> [EXERCISE]: Every line that contains the word "this" should be copied out.

> [DATA LINES]:
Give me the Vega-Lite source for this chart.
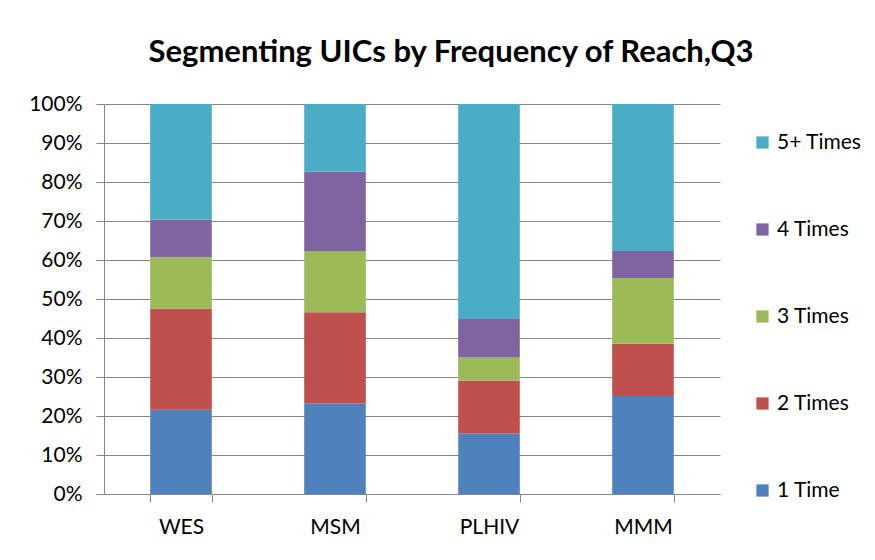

...

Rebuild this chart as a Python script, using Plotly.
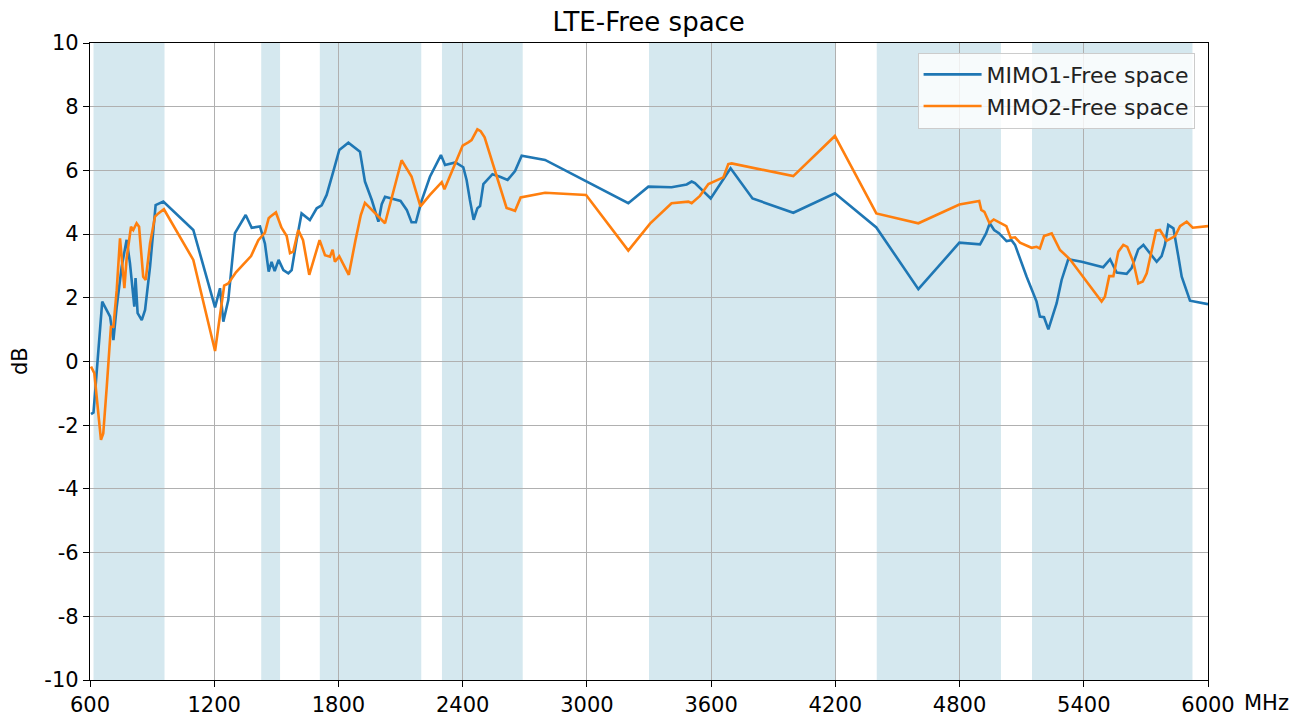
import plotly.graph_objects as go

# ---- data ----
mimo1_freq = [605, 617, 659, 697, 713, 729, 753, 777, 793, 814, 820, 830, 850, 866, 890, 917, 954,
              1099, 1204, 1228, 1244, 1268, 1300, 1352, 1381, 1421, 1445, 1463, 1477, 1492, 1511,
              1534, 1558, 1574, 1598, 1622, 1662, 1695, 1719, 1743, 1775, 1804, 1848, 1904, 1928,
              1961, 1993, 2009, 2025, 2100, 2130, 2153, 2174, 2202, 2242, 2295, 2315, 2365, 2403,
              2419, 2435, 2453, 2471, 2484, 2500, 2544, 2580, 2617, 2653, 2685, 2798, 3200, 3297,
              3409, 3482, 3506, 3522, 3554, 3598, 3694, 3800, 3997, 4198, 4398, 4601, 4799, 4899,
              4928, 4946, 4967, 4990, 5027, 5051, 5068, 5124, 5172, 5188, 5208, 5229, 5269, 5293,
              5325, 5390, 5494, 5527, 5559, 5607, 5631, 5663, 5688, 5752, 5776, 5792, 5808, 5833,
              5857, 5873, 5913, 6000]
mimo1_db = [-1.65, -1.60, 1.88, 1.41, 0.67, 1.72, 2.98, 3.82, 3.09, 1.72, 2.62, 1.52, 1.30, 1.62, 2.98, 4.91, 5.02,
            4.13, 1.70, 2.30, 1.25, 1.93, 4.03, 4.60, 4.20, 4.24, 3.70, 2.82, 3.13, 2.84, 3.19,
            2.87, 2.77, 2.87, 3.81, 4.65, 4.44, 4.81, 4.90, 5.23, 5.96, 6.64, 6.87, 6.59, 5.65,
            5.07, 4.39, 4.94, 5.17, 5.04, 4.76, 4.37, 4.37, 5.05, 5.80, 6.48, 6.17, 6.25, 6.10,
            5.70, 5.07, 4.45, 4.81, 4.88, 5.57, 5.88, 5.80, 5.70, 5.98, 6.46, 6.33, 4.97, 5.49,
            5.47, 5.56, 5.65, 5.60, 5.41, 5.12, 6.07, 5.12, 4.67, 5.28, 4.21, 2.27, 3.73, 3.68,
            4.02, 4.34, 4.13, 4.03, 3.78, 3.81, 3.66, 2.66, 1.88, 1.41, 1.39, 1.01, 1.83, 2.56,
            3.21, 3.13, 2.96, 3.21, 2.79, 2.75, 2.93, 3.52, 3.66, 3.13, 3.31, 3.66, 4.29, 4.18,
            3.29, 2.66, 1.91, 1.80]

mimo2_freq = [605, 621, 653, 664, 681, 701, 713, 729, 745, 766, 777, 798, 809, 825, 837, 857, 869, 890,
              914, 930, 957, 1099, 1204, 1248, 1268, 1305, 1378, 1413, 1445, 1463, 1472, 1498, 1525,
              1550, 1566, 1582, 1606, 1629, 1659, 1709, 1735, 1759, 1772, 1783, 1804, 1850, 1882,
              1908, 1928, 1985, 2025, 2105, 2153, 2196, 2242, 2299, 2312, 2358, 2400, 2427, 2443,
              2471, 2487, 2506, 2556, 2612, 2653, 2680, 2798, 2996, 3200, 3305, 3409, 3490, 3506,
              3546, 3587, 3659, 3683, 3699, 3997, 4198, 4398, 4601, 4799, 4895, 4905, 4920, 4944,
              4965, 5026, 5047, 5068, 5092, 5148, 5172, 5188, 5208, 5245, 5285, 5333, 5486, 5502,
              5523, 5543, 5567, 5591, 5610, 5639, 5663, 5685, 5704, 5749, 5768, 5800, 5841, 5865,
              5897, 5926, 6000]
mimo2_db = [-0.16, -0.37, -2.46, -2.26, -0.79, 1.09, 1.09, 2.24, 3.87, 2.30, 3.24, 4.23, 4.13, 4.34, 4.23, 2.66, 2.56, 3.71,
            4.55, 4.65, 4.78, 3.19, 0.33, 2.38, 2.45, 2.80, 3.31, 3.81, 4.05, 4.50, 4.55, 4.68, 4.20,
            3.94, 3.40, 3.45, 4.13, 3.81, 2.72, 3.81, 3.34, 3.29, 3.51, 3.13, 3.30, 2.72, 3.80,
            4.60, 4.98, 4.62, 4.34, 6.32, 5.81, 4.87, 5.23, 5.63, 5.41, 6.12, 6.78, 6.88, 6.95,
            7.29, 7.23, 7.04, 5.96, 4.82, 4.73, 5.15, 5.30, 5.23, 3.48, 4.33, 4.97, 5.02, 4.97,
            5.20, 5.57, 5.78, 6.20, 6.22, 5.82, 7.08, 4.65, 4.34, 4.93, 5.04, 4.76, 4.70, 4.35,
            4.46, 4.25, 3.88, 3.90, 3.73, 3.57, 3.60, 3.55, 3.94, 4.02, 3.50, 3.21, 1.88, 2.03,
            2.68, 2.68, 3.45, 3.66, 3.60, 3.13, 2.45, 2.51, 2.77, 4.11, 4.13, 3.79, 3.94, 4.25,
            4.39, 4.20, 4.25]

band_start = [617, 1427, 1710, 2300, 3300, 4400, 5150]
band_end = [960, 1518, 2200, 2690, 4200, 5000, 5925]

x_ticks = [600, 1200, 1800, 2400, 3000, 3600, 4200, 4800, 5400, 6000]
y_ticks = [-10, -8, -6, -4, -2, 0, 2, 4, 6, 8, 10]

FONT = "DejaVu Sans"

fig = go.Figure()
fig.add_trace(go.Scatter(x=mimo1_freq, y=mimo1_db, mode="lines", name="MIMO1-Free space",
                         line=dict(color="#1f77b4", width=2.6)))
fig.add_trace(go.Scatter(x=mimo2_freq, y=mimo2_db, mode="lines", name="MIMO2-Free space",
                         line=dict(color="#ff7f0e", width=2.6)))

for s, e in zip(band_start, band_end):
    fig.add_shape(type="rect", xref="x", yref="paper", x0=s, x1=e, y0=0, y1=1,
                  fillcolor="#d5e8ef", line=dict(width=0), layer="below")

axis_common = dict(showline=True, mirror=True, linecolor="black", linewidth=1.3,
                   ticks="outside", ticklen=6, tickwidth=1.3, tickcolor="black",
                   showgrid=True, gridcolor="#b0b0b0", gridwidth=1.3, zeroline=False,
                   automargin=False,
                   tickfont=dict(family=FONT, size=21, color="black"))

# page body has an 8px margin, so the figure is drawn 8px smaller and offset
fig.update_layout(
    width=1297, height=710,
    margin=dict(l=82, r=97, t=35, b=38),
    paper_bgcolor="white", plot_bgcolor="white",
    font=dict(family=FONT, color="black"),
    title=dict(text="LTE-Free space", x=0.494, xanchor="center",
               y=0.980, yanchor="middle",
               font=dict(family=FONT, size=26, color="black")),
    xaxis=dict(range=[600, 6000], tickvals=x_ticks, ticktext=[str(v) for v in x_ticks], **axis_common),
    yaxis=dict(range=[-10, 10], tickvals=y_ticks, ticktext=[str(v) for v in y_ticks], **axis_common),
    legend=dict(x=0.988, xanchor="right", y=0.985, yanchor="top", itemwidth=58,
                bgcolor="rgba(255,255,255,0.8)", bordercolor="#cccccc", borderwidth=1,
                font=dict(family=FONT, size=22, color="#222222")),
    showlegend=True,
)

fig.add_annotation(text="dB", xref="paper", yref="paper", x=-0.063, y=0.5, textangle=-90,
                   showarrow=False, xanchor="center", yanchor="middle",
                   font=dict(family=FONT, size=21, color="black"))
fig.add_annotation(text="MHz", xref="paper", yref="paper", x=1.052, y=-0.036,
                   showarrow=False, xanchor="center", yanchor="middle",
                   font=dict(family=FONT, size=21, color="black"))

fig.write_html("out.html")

> [TASK SOLUTION]:
Give me the Vega-Lite source for this chart.
Rebuild this chart as a Python script, using Plotly.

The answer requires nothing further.